Why Renewable Energy Is Not as Clean as You Think
WHY YOU SHOULD CARE
Because we shouldn’t kid ourselves when the future of the planet is at stake.
By James Watkins
OK, so the fight against climate change isn’t going flawlessly. But there is some cause for optimism, right? Money is plowing into cheap solar energy, China is leading the world in green investment and Tesla has released a nice new electric car. Already, over a fifth of the world’s electricity comes from renewables, set to rise to 29 percent by 2040, according to current trends. We’re starting to head in a good direction, one that maybe might hopefully possibly save all the world just in time? RIGHT?!
Well, hate to break it to you, but those stats of rising renewable energy production aren’t all that they seem. In fact:
Solar and wind combined account for barely a fifth of electricity generation defined as renewable. More than 70 percent of it comes from hydropower.
That’s according to International Energy Agency numbers for 2015, the latest figures available. Hydro isn’t the only surprising energy source dominating renewable energy stats: In the U.S., Canada, the EU and China, as well as the global average, more power is generated from biofuels (such as the combustion of wood pellets in power plants or burning off landfill gas) than from solar panels.
So when talking about renewable power, the media might need to change their stock images from turbines and panels to hydroelectric dams and burning logs. So what? Renewable is renewable, right?
These trade-offs may be improvements relative to burning coal, but investment in hydro or biomass might be happening at the expense of solar and wind.

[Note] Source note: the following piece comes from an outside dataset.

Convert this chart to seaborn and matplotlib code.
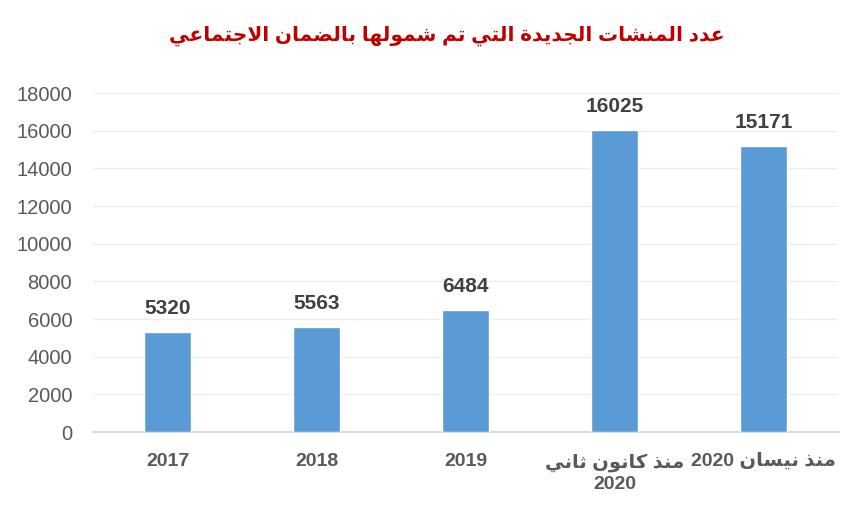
import numpy as np
import pandas as pd
import matplotlib
matplotlib.use('Agg')
import matplotlib.pyplot as plt
import seaborn as sns


title = 'عدد المنشات الجديدة التي تم شمولها بالضمان الاجتماعي'
categories = ['2017', '2018', '2019', 'منذ كانون ثاني\n2020', 'منذ نيسان 2020']
values = [5320, 5563, 6484, 16025, 15171]
yticks = [0, 2000, 4000, 6000, 8000, 10000, 12000, 14000, 16000, 18000]


# matplotlib has no arabic shaping, so pick the presentation forms by hand
dual = {'ب': 0xFE8F, 'ت': 0xFE95, 'ث': 0xFE99, 'ج': 0xFE9D, 'س': 0xFEB1,
        'ش': 0xFEB5, 'ض': 0xFEBD, 'ع': 0xFEC9, 'ك': 0xFED9, 'ل': 0xFEDD,
        'م': 0xFEE1, 'ن': 0xFEE5, 'ه': 0xFEE9, 'ي': 0xFEF1}
right = {'ا': 0xFE8D, 'ة': 0xFE93, 'د': 0xFEA9, 'ذ': 0xFEAB, 'و': 0xFEED,
         'لا': 0xFEFB}


def shape_word(word):
    if not any(c in dual or c in right for c in word):
        return word
    toks = []
    i = 0
    while i < len(word):
        if word[i] == 'ل' and i + 1 < len(word) and word[i + 1] == 'ا':
            toks.append('لا')
            i += 2
        else:
            toks.append(word[i])
            i += 1
    out = []
    for k, t in enumerate(toks):
        prev = k > 0 and toks[k - 1] in dual
        nxt = t in dual and k + 1 < len(toks)
        if t in dual:
            base = dual[t]
            code = base + (3 if prev and nxt else 1 if prev else 2 if nxt else 0)
        else:
            base = right[t]
            code = base + (1 if prev else 0)
        out.append(chr(code))
    return ''.join(out[::-1])


def shape(text):
    lines = []
    for line in text.split('\n'):
        words = [shape_word(w) for w in line.split(' ')]
        if any(w != o for w, o in zip(words, line.split(' '))):
            words = words[::-1]
        lines.append(' '.join(words))
    return '\n'.join(lines)


df = pd.DataFrame({'cat': [shape(c) for c in categories], 'val': values})

sns.set_theme(style='white')
plt.rcParams['font.family'] = ['Liberation Sans', 'DejaVu Sans']

fig = plt.figure(figsize=(8.55, 5.08), dpi=100)
ax = fig.add_axes([0.1088, 0.1496, 0.8713, 0.6673])

sns.barplot(data=df, x='cat', y='val', color='#5B9BD5', width=0.315,
            saturation=1, ax=ax, zorder=3)

ax.set_ylim(0, 18000)
ax.set_yticks(yticks)
ax.yaxis.grid(True, color='#EDEDED', linewidth=0.9, zorder=0)
ax.set_xlabel('')
ax.set_ylabel('')
for s in ['top', 'right', 'left']:
    ax.spines[s].set_visible(False)
ax.spines['bottom'].set_color('#D9D9D9')
ax.spines['bottom'].set_linewidth(1.5)

ax.tick_params(axis='y', labelsize=14.5, colors='#595959', length=0, pad=15)
ax.tick_params(axis='x', labelsize=14, colors='#595959', length=0, pad=15)
for lbl in ax.get_xticklabels():
    lbl.set_fontweight('bold')
    lbl.set_linespacing(1.3)

for p, v in zip(ax.patches, values):
    ax.annotate(str(v), (p.get_x() + p.get_width() / 2, p.get_height()),
                xytext=(0, 10), textcoords='offset points', ha='center',
                va='bottom', fontsize=15, fontweight='bold', color='#404040')

fig.text(0.523, 0.93, shape(title), ha='center', va='center', fontsize=14.5,
         fontweight='bold', color='#C00000')

fig.savefig('out.png', dpi=100)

Well, maybe not. Both in the case of hydropower and bioelectricity, the scientific community is far from settled that these power sources are always completely clean. Thanks to the anaerobic decomposition of algae and other plant materials in reservoirs, hydroelectric dams can be major emitters of methane, a greenhouse gas several times more potent than CO2, says Amy Townsend-Small, director of the Environmental Studies Program at McMicken College of Arts and Sciences, who studies methane emissions from lakes. There’s a surprising lack of knowledge about just how much greenhouse gases reservoirs might emit: “We don’t have any long-term monitoring,” Townsend-Small says, and scientists instead rely on global models extrapolated from a small number of reservoirs. Still, hydroelectric dams “are better on a greenhouse-gas level than using fossil fuels,” she says, though environmental campaigner Gary Wockner, who describes hydro as “dirty energy,” asserts that some dams, including the Hoover Dam, emit more greenhouse gases than coal-fired plants.

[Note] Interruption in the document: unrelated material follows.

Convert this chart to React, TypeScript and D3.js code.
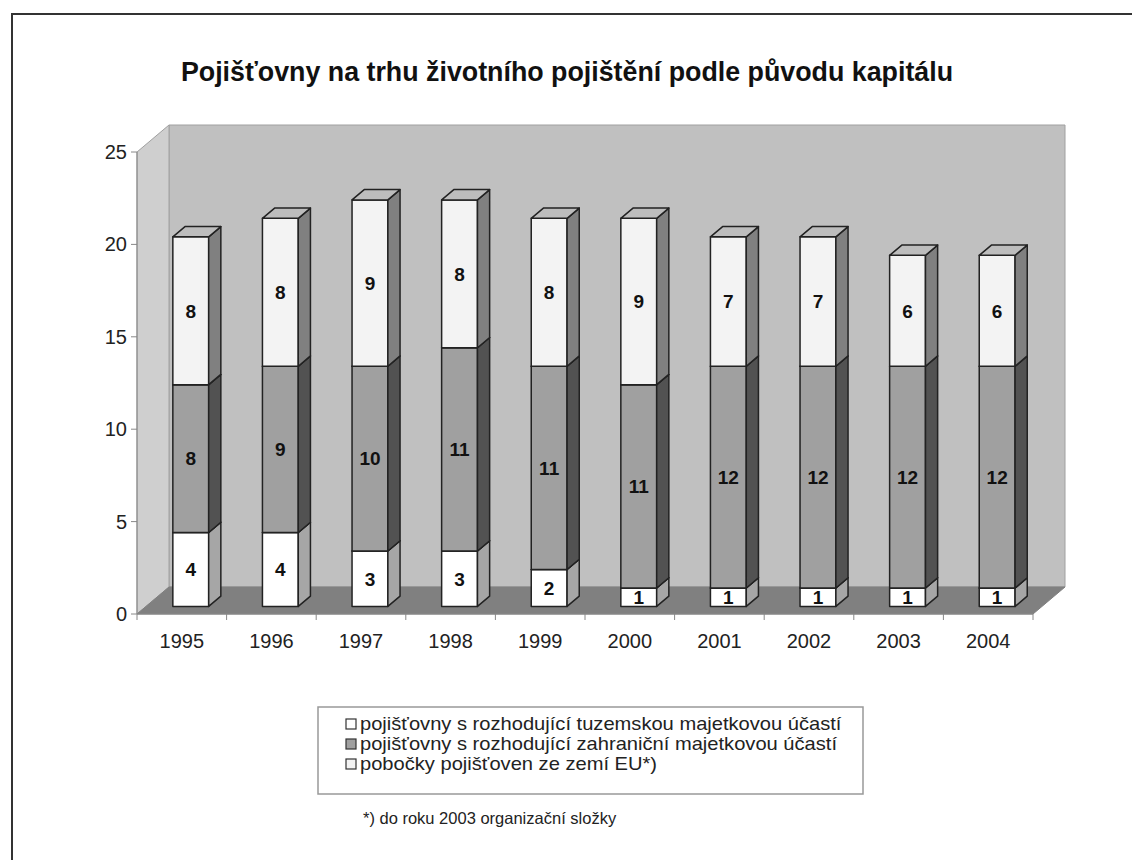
import React from 'react'
import * as d3 from 'd3'

const years = ['1995', '1996', '1997', '1998', '1999', '2000', '2001', '2002', '2003', '2004']
const domestic = [4, 4, 3, 3, 2, 1, 1, 1, 1, 1]
const foreign = [8, 9, 10, 11, 11, 11, 12, 12, 12, 12]
const euBranches = [8, 8, 9, 8, 8, 9, 7, 7, 6, 6]
const yTicks = [0, 5, 10, 15, 20, 25]
const seriesNames = [
  'pojišťovny s rozhodující tuzemskou majetkovou účastí',
  'pojišťovny s rozhodující zahraniční majetkovou účastí',
  'pobočky pojišťoven ze zemí EU*)',
]

const WIDTH = 1132
const HEIGHT = 860
const FONT = 'Arial, "Liberation Sans", sans-serif'

// plot box (front plane) and depth of the 3d floor
const left = 137
const right = 1033
const bottom = 614
const top = 152
const DX = 32
const DY = 27
// bar sits between these depth fractions
const z0 = 0.28
const z1 = 0.66

// front, side, top colours per series
const styles = [
  { front: '#ffffff', side: '#a6a6a6', cap: '#d2d2d2' },
  { front: '#a0a0a0', side: '#525252', cap: '#7a7a7a' },
  { front: '#f3f3f3', side: '#808080', cap: '#bdbdbd' },
]

const App = () => {
  const xScale = d3.scaleBand().domain(years).range([left, right]).padding(0)
  const yScale = d3.scaleLinear().domain([0, 25]).range([bottom, top])
  const band = xScale.bandwidth()
  const barW = band / 2.5

  const P = (x: number, v: number, z: number) => [x + z * DX, yScale(v) - z * DY]
  const poly = (pts: number[][]) => pts.map(p => p.join(',')).join(' ')

  const stacks = d3.stack<any>().keys(['a', 'b', 'c'])(
    years.map((y, i) => ({ year: y, a: domestic[i], b: foreign[i], c: euBranches[i] }))
  )

  return (
    <svg width={WIDTH} height={HEIGHT} style={{ display: 'block', position: 'absolute', left: 0, top: 0 }}>
      <rect x={0} y={0} width={WIDTH} height={HEIGHT} fill="#fff" />
      <rect x={12} y={14} width={WIDTH + 50} height={HEIGHT + 50} fill="none" stroke="#333" strokeWidth={2} />

      <text x={567} y={81} textAnchor="middle" fontFamily={FONT} fontWeight="bold" fontSize={26.8} fill="#111">
        Pojišťovny na trhu životního pojištění podle původu kapitálu
      </text>

      {/* walls */}
      <polygon points={poly([P(left, 0, 1), P(left, 25, 1), P(right, 25, 1), P(right, 0, 1)])} fill="#c0c0c0" stroke="#a0a0a0" />
      <polygon points={poly([P(left, 0, 0), P(left, 25, 0), P(left, 25, 1), P(left, 0, 1)])} fill="#cfcfcf" stroke="#a0a0a0" />
      <polygon points={poly([P(left, 0, 0), P(right, 0, 0), P(right, 0, 1), P(left, 0, 1)])} fill="#808080" stroke="#808080" />

      {/* y axis */}
      <line x1={left} y1={yScale(0)} x2={left} y2={yScale(25)} stroke="#888" />
      {yTicks.map(t => (
        <g key={t}>
          <line x1={left - 6} x2={left} y1={yScale(t)} y2={yScale(t)} stroke="#888" />
          <text x={left - 10} y={yScale(t)} dy="0.35em" textAnchor="end" fontFamily={FONT} fontSize={20} fill="#222">
            {t}
          </text>
        </g>
      ))}

      {/* x axis */}
      <line x1={left} y1={bottom} x2={right} y2={bottom} stroke="#888" />
      {years.map(y => (
        <g key={y}>
          <line x1={xScale(y)!} x2={xScale(y)!} y1={bottom} y2={bottom + 6} stroke="#888" />
          <text x={xScale(y)! + band / 2} y={bottom + 34} textAnchor="middle" fontFamily={FONT} fontSize={20} fill="#222">
            {y}
          </text>
        </g>
      ))}
      <line x1={right} x2={right} y1={bottom} y2={bottom + 6} stroke="#888" />

      {/* bars */}
      {years.map((y, i) => {
        const x0 = xScale(y)! + band / 2 - barW / 2
        const x1 = x0 + barW
        return (
          <g key={y}>
            {stacks.map((s, k) => {
              const [v0, v1] = s[i]
              const st = styles[k]
              return (
                <g key={k} stroke="#222" strokeWidth={1.5} strokeLinejoin="round">
                  <polygon points={poly([P(x0, v0, z0), P(x1, v0, z0), P(x1, v1, z0), P(x0, v1, z0)])} fill={st.front} />
                  <polygon points={poly([P(x1, v0, z0), P(x1, v0, z1), P(x1, v1, z1), P(x1, v1, z0)])} fill={st.side} />
                  <polygon points={poly([P(x0, v1, z0), P(x1, v1, z0), P(x1, v1, z1), P(x0, v1, z1)])} fill={st.cap} />
                </g>
              )
            })}
            {stacks.map((s, k) => {
              const [v0, v1] = s[i]
              const [cx, cy] = P((x0 + x1) / 2, (v0 + v1) / 2, z0)
              return (
                <text key={k} x={cx} y={cy} dy="0.36em" textAnchor="middle" fontFamily={FONT} fontWeight="bold" fontSize={19} fill="#111">
                  {v1 - v0}
                </text>
              )
            })}
          </g>
        )
      })}

      {/* legend */}
      <rect x={318} y={707} width={545} height={87} fill="none" stroke="#999" strokeWidth={1.5} />
      {seriesNames.map((name, k) => {
        const cy = 724 + k * 20
        return (
          <g key={name}>
            <rect x={346} y={cy - 5} width={10} height={10} fill={styles[k].front} stroke="#333" strokeWidth={1.2} />
            <text x={0} y={0} dy="0.36em" transform={`translate(360,${cy}) scale(1.15,1)`} fontFamily={FONT} fontSize={17.5} fill="#222">
              {name}
            </text>
          </g>
        )
      })}

      <text x={363} y={818} dy="0.36em" fontFamily={FONT} fontSize={16.5} fill="#222">
        *) do roku 2003 organizační složky
      </text>
    </svg>
  )
}

export default App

And in the case of burning biomass, with the huge variability between types of fuels and how they are sourced, it’s impossible to make blanket statements about its efficacy, says Kevin Fingerman, a professor in energy and climate at Humboldt State University who studies the impact of biofuels. Burning gas from agricultural waste could generate power while also transforming methane into less-potent CO2, creating a net negative carbon footprint (even better than wind or solar); however, chopping down a forest without regrowing it to fuel a power plant could be even more polluting than burning coal.

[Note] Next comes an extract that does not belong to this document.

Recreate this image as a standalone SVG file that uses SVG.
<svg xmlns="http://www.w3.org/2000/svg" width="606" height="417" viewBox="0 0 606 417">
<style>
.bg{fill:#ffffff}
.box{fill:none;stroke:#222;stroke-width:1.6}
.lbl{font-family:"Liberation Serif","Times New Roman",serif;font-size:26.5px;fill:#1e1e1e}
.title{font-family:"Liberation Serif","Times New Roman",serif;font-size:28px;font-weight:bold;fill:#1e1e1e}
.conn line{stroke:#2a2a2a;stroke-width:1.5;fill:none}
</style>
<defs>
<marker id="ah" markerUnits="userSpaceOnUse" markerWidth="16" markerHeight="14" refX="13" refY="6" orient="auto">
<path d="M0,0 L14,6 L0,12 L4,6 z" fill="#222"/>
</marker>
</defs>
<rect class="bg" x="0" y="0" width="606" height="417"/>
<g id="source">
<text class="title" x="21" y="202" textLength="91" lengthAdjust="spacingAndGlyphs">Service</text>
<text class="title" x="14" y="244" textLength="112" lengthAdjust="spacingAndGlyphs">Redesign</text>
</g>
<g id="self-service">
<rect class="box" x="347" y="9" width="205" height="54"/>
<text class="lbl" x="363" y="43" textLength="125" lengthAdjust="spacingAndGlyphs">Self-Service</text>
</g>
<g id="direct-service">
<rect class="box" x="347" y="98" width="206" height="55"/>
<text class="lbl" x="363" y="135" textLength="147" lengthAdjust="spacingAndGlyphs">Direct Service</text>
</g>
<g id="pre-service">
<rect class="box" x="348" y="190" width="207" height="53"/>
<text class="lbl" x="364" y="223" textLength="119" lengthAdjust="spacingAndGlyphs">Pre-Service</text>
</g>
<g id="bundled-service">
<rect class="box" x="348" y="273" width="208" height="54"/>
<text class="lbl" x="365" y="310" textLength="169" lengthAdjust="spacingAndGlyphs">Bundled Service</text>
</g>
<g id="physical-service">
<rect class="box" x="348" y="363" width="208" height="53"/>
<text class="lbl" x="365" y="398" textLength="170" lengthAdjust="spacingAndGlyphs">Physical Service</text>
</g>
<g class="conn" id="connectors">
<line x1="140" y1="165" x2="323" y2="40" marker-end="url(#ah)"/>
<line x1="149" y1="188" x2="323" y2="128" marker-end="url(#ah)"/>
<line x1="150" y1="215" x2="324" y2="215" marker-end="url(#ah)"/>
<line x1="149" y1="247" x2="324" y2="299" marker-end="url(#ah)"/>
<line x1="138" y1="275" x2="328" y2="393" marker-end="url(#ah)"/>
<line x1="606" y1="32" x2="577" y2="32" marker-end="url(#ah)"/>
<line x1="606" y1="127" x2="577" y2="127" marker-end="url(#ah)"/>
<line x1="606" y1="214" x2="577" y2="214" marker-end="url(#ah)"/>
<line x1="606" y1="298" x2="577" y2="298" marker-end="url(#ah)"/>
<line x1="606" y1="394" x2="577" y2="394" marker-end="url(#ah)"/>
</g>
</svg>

Crucially, these trade-offs depend on what we’re actually trading off — they may be improvements relative to burning coal, but in locations with strict renewables quotas, investment in hydro or biomass might happen at the expense of sources such as solar and wind, which are more assuredly as close to carbon-neutral as possible. That said, unlike other renewable sources, we can control when hydro and biomass plants generate power, so perhaps the better comparison is against a baseload source such as natural gas or nuclear. These different comparisons mean that “anybody who has a bone to pick on either side of this [debate] can tell whatever story they want to tell” while still using valid scientific analysis, Fingerman says.
The key takeaway: “Renewable” is not necessarily synonymous with “carbon-neutral.” (Carrie Annand, executive director of the trade body Biomass Power Association, asserts that biomass is both — so long as forests are consistently growing, as they are in the U.S. The National Hydropower Association did not respond to OZY’s requests for comment.) So let’s get our facts straight before celebrating the impending renewables revolution.